By Zoe Rivera — Anarchist Desk

BIS Sells Rare Goldmark While Proms Looms

South Korean violinist Sueye Park has released an album on BIS with the Rundfunk-Sinfonieorchester Berlin under Valentin Egel, pairing Karl Goldmark’s 1877 Violin Concerto with miniatures by Jean Sibelius. The record arrives as a polished cultural product, neatly packaged for the market, with a rare concerto given the kind of attention that only the classical industry can turn into an event. Goldmark’s concerto is described as a relative rarity in the concert hall, though it has fared reasonably well on disc. So even obscurity gets a distribution strategy.

A Rare Work, Properly Marketed

The pairing is not with another 19th-century staple, which would have been the safe route. Instead, Park sets Goldmark beside Sibelius’s Suite from 1929, the Two Serious Melodies written at the outbreak of the first world war, and two of his six Humoresques. The review notes that Goldmark and Sibelius crossed paths when Sibelius studied briefly under Goldmark in 1890s Vienna, though the Hungarian’s concerto has little in common with Sibelius’s unvarnished Nordic nationalism despite a polite whiff of folk music. That’s the sort of historical connection the classical trade likes: a little lineage, a little prestige, and enough difference to keep the product moving.

The review calls the album something of a game of two halves, though it adds that there’s nothing inherently wrong with that. Fair enough. The Goldmark might take its time, but it’s said to be consistently engaging, with Park’s fluid, silvery tone ideal for the long lyrical lines. The Allegro moderato frequently soars, supported by spirited playing from the orchestra.
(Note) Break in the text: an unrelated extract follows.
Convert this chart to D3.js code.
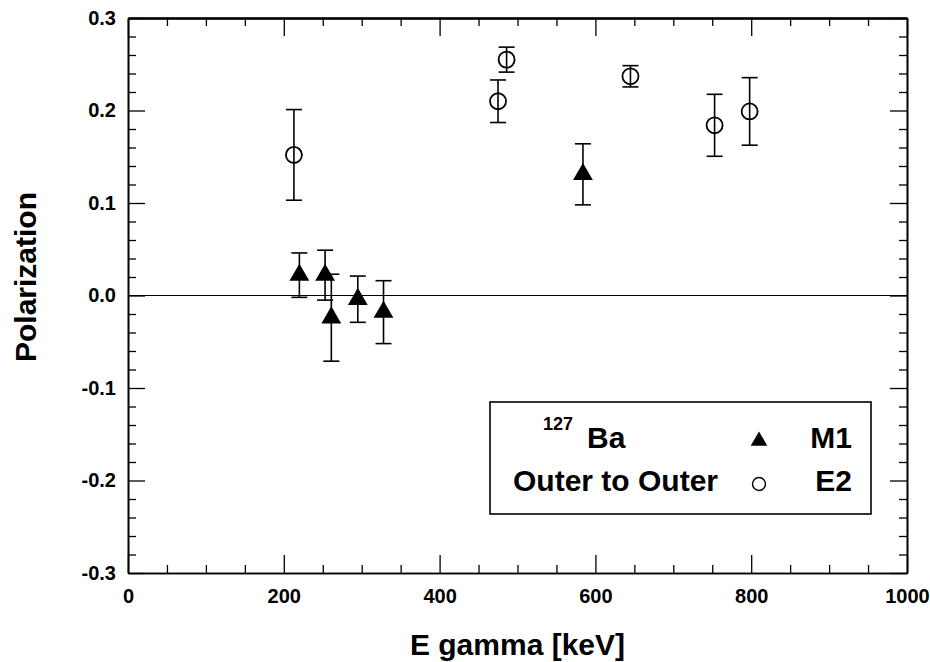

The central Andante is described as poetically done, with disarming melodies cleanly articulated, and the finale is warm and elegant, with Park holding the attention across its protracted 17-minute span. In other words, the concerto gets the full institutional polish: orchestra, soloist, label, review, and the familiar machinery of cultural validation.

The Concert Hall and Its Gatekeepers

The Sibelius Suite is described as a charmer with unpretentious pastoralism, lightness of touch from orchestra and soloist, and exquisite pianissimo playing in the central Serenade. The Serious Melodies are said to be warmly dispatched but lacking a certain aura of bardic solemnity, while the lively D major Humoresque misses the airy fantasy of Pekka Kuusisto. Even here, the language of judgment stays inside the narrow walls of the concert world, where rarity, interpretation, and comparison decide what matters and what doesn’t.

That’s the old hierarchy at work. A concerto from 1877 becomes news because a label presses it, an orchestra records it, and a reviewer assigns it value. The rest is silence, or close enough. The market for prestige classical music doesn’t abolish scarcity; it curates it, then sells the scarcity back as taste.

Sueye Park’s next appearance is already fixed in the calendar. She makes her debut at the BBC Proms on 21 July. The machinery keeps moving. The album is out, the review is printed, and the institution waits for the next sanctioned stage.